For the first time in years, Vineyard Conservation Society’s annual beach cleanup will fall on Earth Day. It also happens to be the group’s 25th consecutive year sponsoring the event, which began informally when Earth Day was first celebrated in 1970.

People from around the Island will gather on Saturday morning to scour the shoreline for bags, bottles, lighters, fishing gear and other beach litter.

The event begins at 10 a.m.

VCS volunteers will be stationed at about 20 beaches around the Island, although any public beach is fair game. VCS communications coordinator Jeremy Houser said that after 25 years, many people already know the routine.

To celebrate the nation’s first Earth Day in 1970, Bob Woodruff mustered about two dozen high school students to pull his oxcart along State Beach between Owen Park and Edgartown, picking up as much roadside litter as they could.

“It was a beautiful April day, cool and clear, with the air filled with kids’ laughter and the rumble of the iron-shot wheels,” Mr. Woodruff wrote years later. “The students were full of energy and committed to make a difference.”

The group only got as far as Trapp’s Pond before sunset, he wrote, but in a few hours they had filled the oxcart several time over with bottles, cans and other debris.

Some notable finds over the years include an oven, a lawnmower, a tailgate, and a big-screen TV. VCS director Brendan O’Neill recalls finding a message in a bottle in 1997. VCS member Penny Uhlendorf contacted its sender, Jon Skillman, a former student at Newton North High School.

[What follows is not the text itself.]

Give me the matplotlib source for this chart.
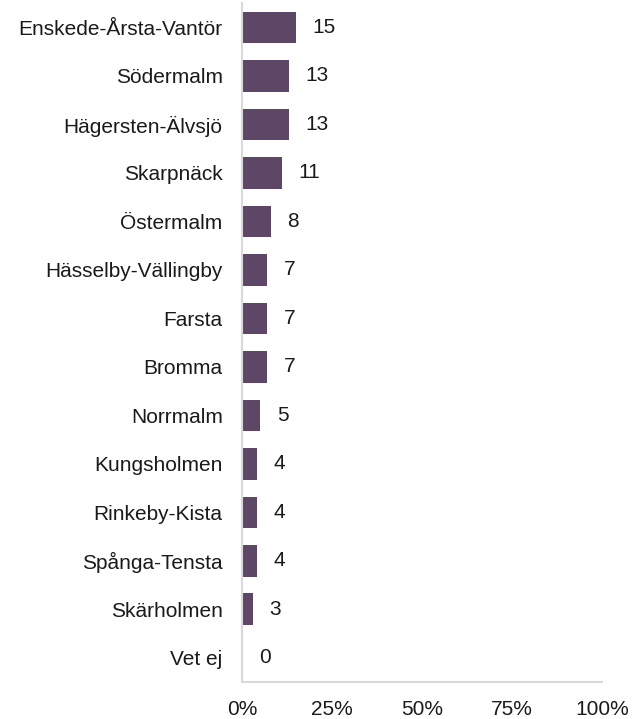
import matplotlib.pyplot as plt

districts = ['Enskede-Årsta-Vantör', 'Södermalm', 'Hägersten-Älvsjö', 'Skarpnäck',
             'Östermalm', 'Hässelby-Vällingby', 'Farsta', 'Bromma', 'Norrmalm',
             'Kungsholmen', 'Rinkeby-Kista', 'Spånga-Tensta', 'Skärholmen', 'Vet ej']
values = [15, 13, 13, 11, 8, 7, 7, 7, 5, 4, 4, 4, 3, 0]
xticks = [0, 25, 50, 75, 100]

plt.rcParams['font.family'] = ['Liberation Sans', 'DejaVu Sans']

fig = plt.figure(figsize=(6.44, 7.19), dpi=100)
ax = fig.add_axes([0.376, 0.0515, 0.559, 0.944])

y = list(range(len(districts)))
ax.barh(y, values, height=0.65, color='#5e4766')
for yi, v in zip(y, values):
    ax.annotate(str(v), (v, yi), xytext=(12, 0), textcoords='offset points',
                va='center', ha='left', fontsize=15, color='#1a1a1a')

ax.set_yticks(y)
ax.set_yticklabels(districts, fontsize=15, color='#1a1a1a')
ax.set_ylim(len(districts) - 0.5, -0.5)
ax.set_xlim(0, 100)
ax.set_xticks(xticks)
ax.set_xticklabels([f'{t}%' for t in xticks], fontsize=15, color='#1a1a1a')
ax.tick_params(axis='both', length=0)
ax.tick_params(axis='x', pad=13)
ax.tick_params(axis='y', pad=14)

for s in ['top', 'right']:
    ax.spines[s].set_visible(False)
for s in ['left', 'bottom']:
    ax.spines[s].set_color('#d9d9d9')
    ax.spines[s].set_linewidth(1.5)

fig.savefig('out.png', dpi=100)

As it turned out. Mr. Skillman had released about 2,000 of the messages as part of an experiment in tracking ocean currents in 1973. Incidentally, one of the messages had also reached Mrs. Uhlendorf’s son Karl in the 1970s.

Mr. Houser said the amount of litter varies from year to year, and is likely influenced by the weather and ocean currents. A big portion gets washed up from other places, he said, with small plastic items among the most commonly collected.

In honor of Earth Day and the 25th anniversary of the cleanup this year, VCS is stepping up its traditional after-party celebration at the Harbor View Hotel, with guest speakers Tyson Bottenus and Athena Aicher sharing their research on how to clean up plastic in the oceans.

Mr. Bottenus is sustainability director at Sailors for the Sea, and Ms. Aicher is a research assistant at the Sea Education Association on Woods Hole. The party will include raffles and free T-shirts with artwork by Jules Feiffer.

In keeping with tradition, MVY Radio will broadcast live from Eastville Beach.

The even will take place rain or shine.